10.6: Sample problems and solutions

  • Page ID
    19434
  • Exercise \(\PageIndex{1}\)

    clipboard_e3dbbb2718920cc3fb2f8401f5441d634.png
    Figure \(\PageIndex{1}\): A bullet of mass \(m\) strikes and embeds itself into a ballistic pendulum of mass \(M\).

    A ballistic pendulum is a device that can be built to measure the speed of a projectile. The pendulum is constructed such that the projectile is fired at the bob of the pendulum (typically a block of wood) which then swings as illustrated in Figure \(\PageIndex{1}\), with the projectile embedded within. By measuring the height that is reached by the pendulum’s bob, one can determine the speed of the projectile before it collided with the pendulum. If a ballistic pendulum with a mass \(M\) suspended at the end of strings of length \(L\) is observed to rise by a height \(h\) after being struck by a bullet of mass \(m\), how fast was the bullet moving?

    Answer

    We can model this situation by dividing it into three phases:

    1. Before the bullet collides with the pendulum, only the bullet has momentum in the \(x\) direction.
    2. Immediately after the inelastic collision, the bullet and pendulum form a combined object of mass \(M+m\) that has the same momentum as the bullet, in the \(x\) direction, before the pendulum starts to swing upwards.
    3. The pendulum with the embedded bullet swings upwards until its kinetic energy is zero.

    The collision between the bullet and pendulum is inelastic, because some of the kinetic energy of the bullet is used to deform the bullet and the pendulum. In general, any collision where two objects end up “stuck together” is inelastic.

    In order to model the pendulum’s motion we first apply conservation of momentum to determine the speed, \(v'\), of the pendulum and embedded bullet just after the collision. Applying conservation of momentum in the \(x\) direction to the system formed by the pendulum and the bullet, just before and after the collision, we have:

    \[\begin{aligned} P&=mv \\ P'&=(M+m)v' \\ \therefore mv&=(M+m)v' \\ \therefore v' &=\frac{m}{m+M}v \end{aligned}\]

    where \(P\) and \(P'\) are the initial and final momenta of the system, respectively. The pendulum with the bullet embedded in it will thus have a speed of \(v'\) at the bottom of the pendulum’s motion, before it swings upwards.

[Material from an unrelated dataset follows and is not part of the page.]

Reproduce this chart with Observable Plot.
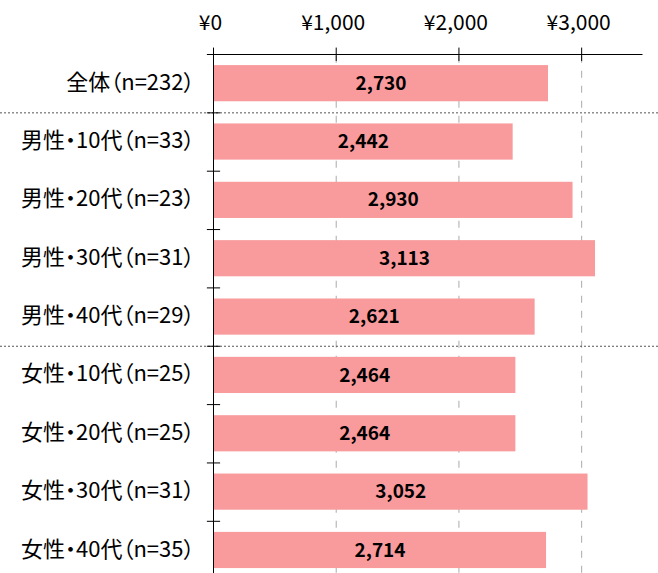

    We can now use conservation of energy to model the swinging motion since, at that point, only tension and gravity act on the pendulum, and there are no non-conservative forces. If we choose the origin to be the location of the pendulum at the bottom of its trajectory, its initial gravitational potential energy is zero and its initial mechanical energy, \(E\), is given by:

    \[\begin{aligned} E = \frac{1}{2}(m+M) v'^2 \end{aligned}\]

    At the top of the trajectory, the pendulum with the embedded bullet will stop and have no kinetic energy. The mechanical energy at the top of the trajectory, \(E'\), is thus equal to the gravitational potential energy of the pendulum at a height \(h\) above the origin:

    \[\begin{aligned} E' = (m+M)gh\end{aligned}\]

    Applying conservation of mechanical energy allows us to find the initial speed of the bullet:

    \[\begin{aligned} E &= E'\\ \frac{1}{2}(m+M) v'^2 &= (m+M)gh\\ v'^2 &= 2gh\\ \left( \frac{m}{m+M}v\right)^2&= 2gh\\ \therefore v &= \frac{m+M}{m} \sqrt{2gh}\end{aligned}\]

    where is the second last line we used the expression for \(v'\) that we obtained from conservation of momentum.

    Discussion:

    This example showed a situation in which momentum and energy were both conserved, but not at the same time. This example also highlighted how, by using conservation laws, one can derive models that are much easier to solve mathematically than if one had to model all of the forces involved.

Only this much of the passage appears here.